Give back the full listing verbatim, apart from its images.
───── Supplied material ─────
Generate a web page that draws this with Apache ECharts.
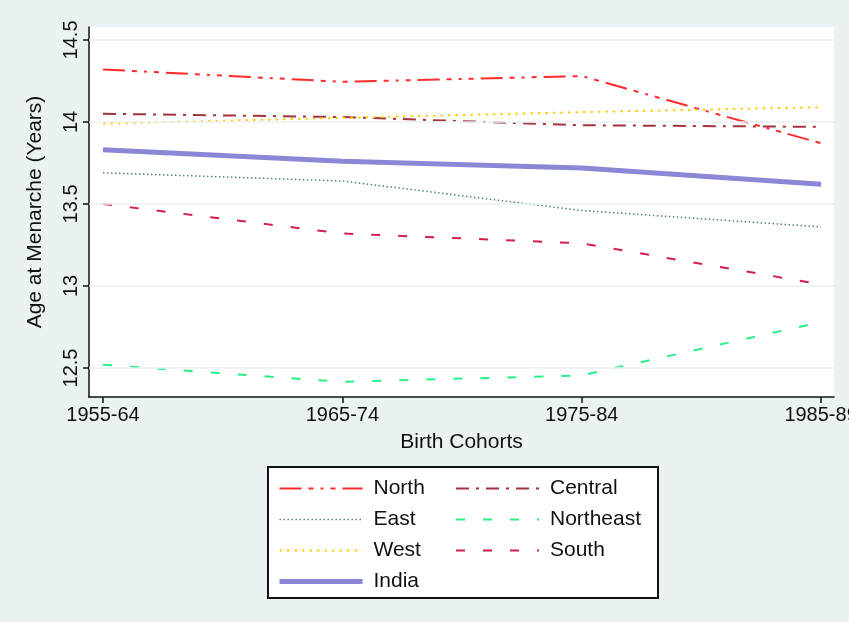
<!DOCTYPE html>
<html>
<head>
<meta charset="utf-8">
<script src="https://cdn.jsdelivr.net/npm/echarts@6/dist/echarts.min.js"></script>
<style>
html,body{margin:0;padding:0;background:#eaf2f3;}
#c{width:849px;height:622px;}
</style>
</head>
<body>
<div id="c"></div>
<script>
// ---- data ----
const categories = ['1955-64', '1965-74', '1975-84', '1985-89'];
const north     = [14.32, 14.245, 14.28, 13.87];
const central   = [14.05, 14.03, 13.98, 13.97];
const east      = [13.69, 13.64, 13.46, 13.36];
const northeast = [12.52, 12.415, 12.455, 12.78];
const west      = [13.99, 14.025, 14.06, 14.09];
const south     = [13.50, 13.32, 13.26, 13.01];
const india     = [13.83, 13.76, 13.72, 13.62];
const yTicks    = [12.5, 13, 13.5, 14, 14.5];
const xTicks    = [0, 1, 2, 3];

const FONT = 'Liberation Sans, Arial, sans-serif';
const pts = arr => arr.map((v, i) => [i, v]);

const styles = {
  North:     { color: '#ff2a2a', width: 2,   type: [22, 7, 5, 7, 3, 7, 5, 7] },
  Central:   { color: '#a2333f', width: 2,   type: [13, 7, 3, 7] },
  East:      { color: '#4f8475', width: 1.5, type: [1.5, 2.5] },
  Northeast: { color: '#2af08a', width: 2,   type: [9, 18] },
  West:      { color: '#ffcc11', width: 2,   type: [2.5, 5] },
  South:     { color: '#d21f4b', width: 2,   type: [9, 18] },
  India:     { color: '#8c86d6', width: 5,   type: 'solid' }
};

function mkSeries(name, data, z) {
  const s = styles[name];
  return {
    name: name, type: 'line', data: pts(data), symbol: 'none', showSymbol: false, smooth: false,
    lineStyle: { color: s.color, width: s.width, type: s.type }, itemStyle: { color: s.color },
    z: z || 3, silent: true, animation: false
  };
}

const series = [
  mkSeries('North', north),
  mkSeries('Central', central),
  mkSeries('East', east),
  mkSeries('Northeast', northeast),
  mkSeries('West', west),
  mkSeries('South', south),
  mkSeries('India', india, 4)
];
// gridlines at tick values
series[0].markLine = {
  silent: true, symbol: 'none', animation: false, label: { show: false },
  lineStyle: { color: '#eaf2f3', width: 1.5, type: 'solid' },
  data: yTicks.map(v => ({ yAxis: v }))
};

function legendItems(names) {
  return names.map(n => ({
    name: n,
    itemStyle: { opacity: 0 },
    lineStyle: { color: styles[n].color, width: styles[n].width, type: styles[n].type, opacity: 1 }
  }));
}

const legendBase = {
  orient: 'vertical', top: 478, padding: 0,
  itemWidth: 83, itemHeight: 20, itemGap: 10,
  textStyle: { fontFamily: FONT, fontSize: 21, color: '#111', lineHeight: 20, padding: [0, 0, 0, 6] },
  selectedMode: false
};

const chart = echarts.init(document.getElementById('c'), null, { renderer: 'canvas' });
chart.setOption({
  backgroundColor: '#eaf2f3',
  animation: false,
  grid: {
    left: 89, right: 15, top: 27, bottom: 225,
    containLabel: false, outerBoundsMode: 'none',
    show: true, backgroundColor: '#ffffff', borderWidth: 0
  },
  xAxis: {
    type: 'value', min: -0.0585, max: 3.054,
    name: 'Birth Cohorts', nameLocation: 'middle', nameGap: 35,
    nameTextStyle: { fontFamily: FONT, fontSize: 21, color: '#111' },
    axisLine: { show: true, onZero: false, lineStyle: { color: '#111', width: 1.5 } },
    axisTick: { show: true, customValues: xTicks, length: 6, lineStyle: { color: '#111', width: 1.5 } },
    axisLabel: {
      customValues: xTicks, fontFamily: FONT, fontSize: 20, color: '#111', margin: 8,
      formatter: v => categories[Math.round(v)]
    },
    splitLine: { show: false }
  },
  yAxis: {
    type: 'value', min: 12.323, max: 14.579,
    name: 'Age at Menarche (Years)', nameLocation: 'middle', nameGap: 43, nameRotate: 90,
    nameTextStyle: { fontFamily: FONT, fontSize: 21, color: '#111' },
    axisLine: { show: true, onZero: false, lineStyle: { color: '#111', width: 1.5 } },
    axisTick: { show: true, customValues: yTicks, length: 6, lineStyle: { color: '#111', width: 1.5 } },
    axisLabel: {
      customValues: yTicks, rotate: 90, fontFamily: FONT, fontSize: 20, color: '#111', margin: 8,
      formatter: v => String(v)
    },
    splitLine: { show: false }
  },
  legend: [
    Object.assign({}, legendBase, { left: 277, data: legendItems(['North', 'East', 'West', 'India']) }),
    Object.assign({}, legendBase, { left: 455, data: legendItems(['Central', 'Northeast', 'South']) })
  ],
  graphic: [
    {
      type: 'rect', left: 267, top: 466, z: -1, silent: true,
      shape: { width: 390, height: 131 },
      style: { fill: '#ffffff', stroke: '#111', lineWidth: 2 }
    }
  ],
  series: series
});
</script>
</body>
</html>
─────
*The reply*:
Generate a web page that draws this with Apache ECharts.
<!DOCTYPE html>
<html>
<head>
<meta charset="utf-8">
<script src="https://cdn.jsdelivr.net/npm/echarts@6/dist/echarts.min.js"></script>
<style>
html,body{margin:0;padding:0;background:#eaf2f3;}
#c{width:849px;height:622px;}
</style>
</head>
<body>
<div id="c"></div>
<script>
// ---- data ----
const categories = ['1955-64', '1965-74', '1975-84', '1985-89'];
const north     = [14.32, 14.245, 14.28, 13.87];
const central   = [14.05, 14.03, 13.98, 13.97];
const east      = [13.69, 13.64, 13.46, 13.36];
const northeast = [12.52, 12.415, 12.455, 12.78];
const west      = [13.99, 14.025, 14.06, 14.09];
const south     = [13.50, 13.32, 13.26, 13.01];
const india     = [13.83, 13.76, 13.72, 13.62];
const yTicks    = [12.5, 13, 13.5, 14, 14.5];
const xTicks    = [0, 1, 2, 3];

const FONT = 'Liberation Sans, Arial, sans-serif';
const pts = arr => arr.map((v, i) => [i, v]);

const styles = {
  North:     { color: '#ff2a2a', width: 2,   type: [22, 7, 5, 7, 3, 7, 5, 7] },
  Central:   { color: '#a2333f', width: 2,   type: [13, 7, 3, 7] },
  East:      { color: '#4f8475', width: 1.5, type: [1.5, 2.5] },
  Northeast: { color: '#2af08a', width: 2,   type: [9, 18] },
  West:      { color: '#ffcc11', width: 2,   type: [2.5, 5] },
  South:     { color: '#d21f4b', width: 2,   type: [9, 18] },
  India:     { color: '#8c86d6', width: 5,   type: 'solid' }
};

function mkSeries(name, data, z) {
  const s = styles[name];
  return {
    name: name, type: 'line', data: pts(data), symbol: 'none', showSymbol: false, smooth: false,
    lineStyle: { color: s.color, width: s.width, type: s.type }, itemStyle: { color: s.color },
    z: z || 3, silent: true, animation: false
  };
}

const series = [
  mkSeries('North', north),
  mkSeries('Central', central),
  mkSeries('East', east),
  mkSeries('Northeast', northeast),
  mkSeries('West', west),
  mkSeries('South', south),
  mkSeries('India', india, 4)
];
// gridlines at tick values
series[0].markLine = {
  silent: true, symbol: 'none', animation: false, label: { show: false },
  lineStyle: { color: '#eaf2f3', width: 1.5, type: 'solid' },
  data: yTicks.map(v => ({ yAxis: v }))
};

function legendItems(names) {
  return names.map(n => ({
    name: n,
    itemStyle: { opacity: 0 },
    lineStyle: { color: styles[n].color, width: styles[n].width, type: styles[n].type, opacity: 1 }
  }));
}

const legendBase = {
  orient: 'vertical', top: 478, padding: 0,
  itemWidth: 83, itemHeight: 20, itemGap: 10,
  textStyle: { fontFamily: FONT, fontSize: 21, color: '#111', lineHeight: 20, padding: [0, 0, 0, 6] },
  selectedMode: false
};

const chart = echarts.init(document.getElementById('c'), null, { renderer: 'canvas' });
chart.setOption({
  backgroundColor: '#eaf2f3',
  animation: false,
  grid: {
    left: 89, right: 15, top: 27, bottom: 225,
    containLabel: false, outerBoundsMode: 'none',
    show: true, backgroundColor: '#ffffff', borderWidth: 0
  },
  xAxis: {
    type: 'value', min: -0.0585, max: 3.054,
    name: 'Birth Cohorts', nameLocation: 'middle', nameGap: 35,
    nameTextStyle: { fontFamily: FONT, fontSize: 21, color: '#111' },
    axisLine: { show: true, onZero: false, lineStyle: { color: '#111', width: 1.5 } },
    axisTick: { show: true, customValues: xTicks, length: 6, lineStyle: { color: '#111', width: 1.5 } },
    axisLabel: {
      customValues: xTicks, fontFamily: FONT, fontSize: 20, color: '#111', margin: 8,
      formatter: v => categories[Math.round(v)]
    },
    splitLine: { show: false }
  },
  yAxis: {
    type: 'value', min: 12.323, max: 14.579,
    name: 'Age at Menarche (Years)', nameLocation: 'middle', nameGap: 43, nameRotate: 90,
    nameTextStyle: { fontFamily: FONT, fontSize: 21, color: '#111' },
    axisLine: { show: true, onZero: false, lineStyle: { color: '#111', width: 1.5 } },
    axisTick: { show: true, customValues: yTicks, length: 6, lineStyle: { color: '#111', width: 1.5 } },
    axisLabel: {
      customValues: yTicks, rotate: 90, fontFamily: FONT, fontSize: 20, color: '#111', margin: 8,
      formatter: v => String(v)
    },
    splitLine: { show: false }
  },
  legend: [
    Object.assign({}, legendBase, { left: 277, data: legendItems(['North', 'East', 'West', 'India']) }),
    Object.assign({}, legendBase, { left: 455, data: legendItems(['Central', 'Northeast', 'South']) })
  ],
  graphic: [
    {
      type: 'rect', left: 267, top: 466, z: -1, silent: true,
      shape: { width: 390, height: 131 },
      style: { fill: '#ffffff', stroke: '#111', lineWidth: 2 }
    }
  ],
  series: series
});
</script>
</body>
</html>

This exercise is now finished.